Seito Shokun!, Volume 1 by Yōko Shōji. Apparently, Seito Shokun is one of the very first shōjo manga to be published in English. Unfortunately, this means it’s somewhat difficult to find. I was extremely excited when I managed to get my hands on a copy of the first volume. It’s a bilingual edition, which makes it even cooler and makes for a nice Japanese language study aid. Naoko Kitashiro, who insists that everyone call her Nakki, is a delightful protagonist. She’s smart and energetic and utterly charming even if she is a little rough around the edges. Actually, her directness and honesty are some of the things that makes her so appealing. She’s a bit of a troublemaker, but that’s part of the fun.

Shout Out Loud!, Volumes 1-5 by Satosumi Takaguchi. Some people might find Shout Out Loud! to start out fairly slowly, and despite being a yaoi title, there is very little sex until towards the end of the series. But this series isn’t about the sex. Instead, it is about relationships and discovering the necessary balance between worrying about others and their needs and worrying about yourself and your own happiness. Shino is a voice actor who has been recently reunited with Nakaya, his high school-aged son.

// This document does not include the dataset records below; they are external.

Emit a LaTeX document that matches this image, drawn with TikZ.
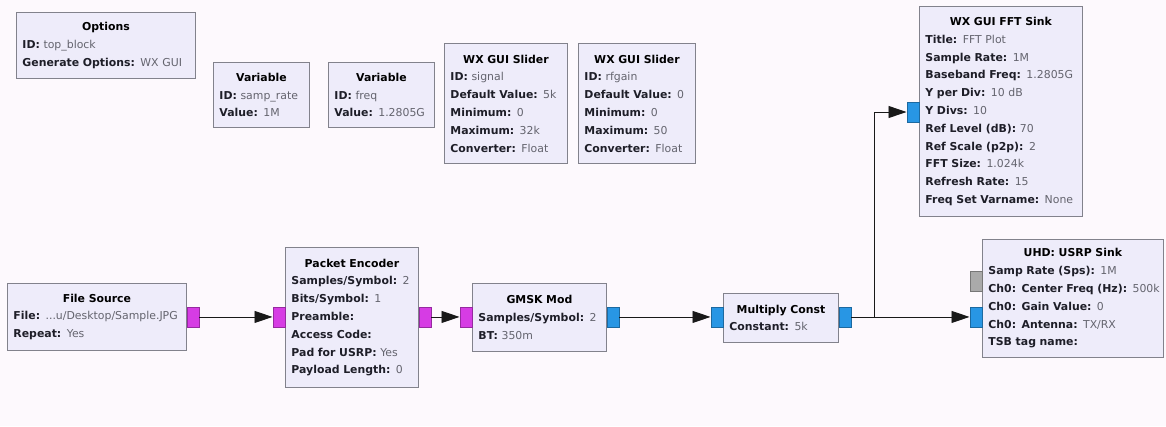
\documentclass[tikz,border=0pt]{standalone}
\usepackage{fontspec}
\setmainfont{DejaVu Sans}
\usetikzlibrary{arrows.meta}
\definecolor{bgcol}{RGB}{253,249,253}
\definecolor{boxfill}{RGB}{238,236,250}
\definecolor{boxline}{RGB}{130,130,140}
\definecolor{keycol}{RGB}{30,30,40}
\definecolor{valcol}{RGB}{100,100,110}
\definecolor{portmag}{RGB}{214,60,228}
\definecolor{portblue}{RGB}{40,150,228}
\definecolor{portgray}{RGB}{170,170,170}
\definecolor{wirecol}{RGB}{25,25,25}
\newcommand{\blockfont}{\fontsize{10.9}{17.8}\selectfont}
\newcommand{\key}[1]{\textcolor{keycol}{\textbf{#1}}}
\newcommand{\val}[1]{\textcolor{valcol}{#1}}
\newcommand{\ttl}[1]{\makebox[\linewidth]{\textbf{#1}}}
\tikzset{
  block/.style={draw=boxline, line width=0.9pt, fill=boxfill, anchor=north west,
    inner xsep=6pt, inner ysep=0pt, align=left, font=\blockfont},
  portbase/.style={draw=#1!70!black, line width=0.5pt, fill=#1, minimum width=12pt,
    minimum height=20pt, inner sep=0pt},
  magport/.style={portbase=portmag},
  blueport/.style={portbase=portblue},
  grayport/.style={portbase=portgray},
  wire/.style={draw=wirecol, line width=0.9pt, -{Triangle[length=18pt,width=12pt]}}
}
\begin{document}
\begin{tikzpicture}[x=1pt,y=-1pt]
\fill[bgcol] (0,0) rectangle (1166,426);
\useasboundingbox (0,0) rectangle (1166,426);

% parameter blocks
\node[block, text width=167pt, minimum height=66pt] (opts) at (16,12)
 {\ttl{Options}\\ \key{ID:} \val{top\_block}\\ \key{Generate Options:} \val{WX GUI}};
\node[block, text width=84pt, minimum height=65pt] (var1) at (213,62)
 {\ttl{Variable}\\ \key{ID:} \val{samp\_rate}\\ \key{Value:} \val{1M}};
\node[block, text width=94pt, minimum height=65pt] (var2) at (328,62)
 {\ttl{Variable}\\ \key{ID:} \val{freq}\\ \key{Value:} \val{1.2805G}};
\node[block, text width=111pt, minimum height=120pt] (sl1) at (444,43)
 {\ttl{WX GUI Slider}\\ \key{ID:} \val{signal}\\ \key{Default Value:} \val{5k}\\
  \key{Minimum:} \val{0}\\ \key{Maximum:} \val{32k}\\ \key{Converter:} \val{Float}};
\node[block, text width=105pt, minimum height=120pt] (sl2) at (578,43)
 {\ttl{WX GUI Slider}\\ \key{ID:} \val{rfgain}\\ \key{Default Value:} \val{0}\\
  \key{Minimum:} \val{0}\\ \key{Maximum:} \val{50}\\ \key{Converter:} \val{Float}};

% FFT sink
\node[block, text width=151pt, minimum height=210pt] (fft) at (919,6)
 {\ttl{WX GUI FFT Sink}\\ \key{Title:} \val{FFT Plot}\\ \key{Sample Rate:} \val{1M}\\
  \key{Baseband Freq:} \val{1.2805G}\\ \key{Y per Div:} \val{10 dB}\\ \key{Y Divs:} \val{10}\\
  \key{Ref Level (dB):} \val{70}\\ \key{Ref Scale (p2p):} \val{2}\\ \key{FFT Size:} \val{1.024k}\\
  \key{Refresh Rate:} \val{15}\\ \key{Freq Set Varname:} \val{None}};

% signal chain
\node[block, text width=167pt, minimum height=67pt] (fs) at (7,283)
 {\ttl{File Source}\\ \key{File:} \val{...u/Desktop/Sample.JPG}\\ \key{Repeat:} \val{Yes}};
\node[block, text width=121pt, minimum height=140pt] (pe) at (285,247)
 {\ttl{Packet Encoder}\\ \key{Samples/Symbol:} \val{2}\\ \key{Bits/Symbol:} \val{1}\\
  \key{Preamble:}\\ \key{Access Code:}\\ \key{Pad for USRP:} \val{Yes}\\ \key{Payload Length:} \val{0}};
\node[block, text width=122pt, minimum height=68pt] (gm) at (472,283)
 {\ttl{GMSK Mod}\\ \key{Samples/Symbol:} \val{2}\\ \key{BT:} \val{350m}};
\node[block, text width=103pt, minimum height=49pt] (mc) at (723,293)
 {\ttl{Multiply Const}\\ \key{Constant:} \val{5k}};
\node[block, text width=169pt, minimum height=118pt] (us) at (982,239)
 {\ttl{UHD: USRP Sink}\\ \key{Samp Rate (Sps):} \val{1M}\\
  \makebox[\linewidth][l]{\key{Ch0: Center Freq (Hz):} \val{500k}}\\
  \key{Ch0: Gain Value:} \val{0}\\ \key{Ch0: Antenna:} \val{TX/RX}\\ \key{TSB tag name:}};

% ports
\node[magport, anchor=west] (fsO) at (fs.east) {};
\node[magport, anchor=east] (peI) at (pe.west |- fs.east) {};
\node[magport, anchor=west] (peO) at (pe.east |- fs.east) {};
\node[magport, anchor=east] (gmI) at (gm.west |- fs.east) {};
\node[blueport, anchor=west] (gmO) at (gm.east |- fs.east) {};
\node[blueport, anchor=east] (mcI) at (mc.west |- fs.east) {};
\node[blueport, anchor=west] (mcO) at (mc.east |- fs.east) {};
\node[blueport, anchor=east] (usI) at (us.west |- fs.east) {};
\node[grayport, anchor=east] (usM) at (982,281) {};
\node[blueport, anchor=east] (fftI) at (919,112) {};

% wires
\draw[wire] (fsO.east) -- (peI.west);
\draw[wire] (peO.east) -- (gmI.west);
\draw[wire] (gmO.east) -- (mcI.west);
\draw[wire] (mcO.east) -- (usI.west);
\path (mcO.east) ++(23,0) coordinate (br);
\draw[wire] (br) |- (fftI.west);
\end{tikzpicture}
\end{document}
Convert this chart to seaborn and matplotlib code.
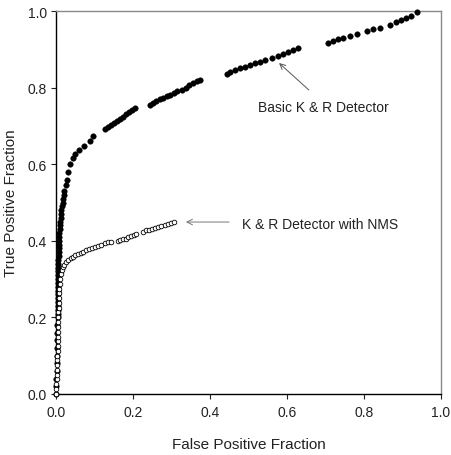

In order to support his son, who has moved in with him, Shino begins to take jobs he previously avoided, including boys’ love drama CDs. The art might not be spectacular, but Shout Out Loud! is a very well done manga.

S.S. Astro, Volume 1 by Negi Banno. Yonkoma, or four panel manga, tends to be pretty hit or miss for me, but I happened to really enjoy S.S. Astro. Many yonkoma available in English tend to feature cute girls doing whatever, but there aren’t that many that feature cute women (and men). S.S. Astro primarily follows four youngish female instructors and the various shenanigans they get into. Other teachers are introduced in a flurry about halfway through the book and I’d love a chance to get to know them as well as the main four protagonists, too. As far as I can tell, the series is on hiatus with only one volume released, but I definitely would pick up the next one if it’s ever published.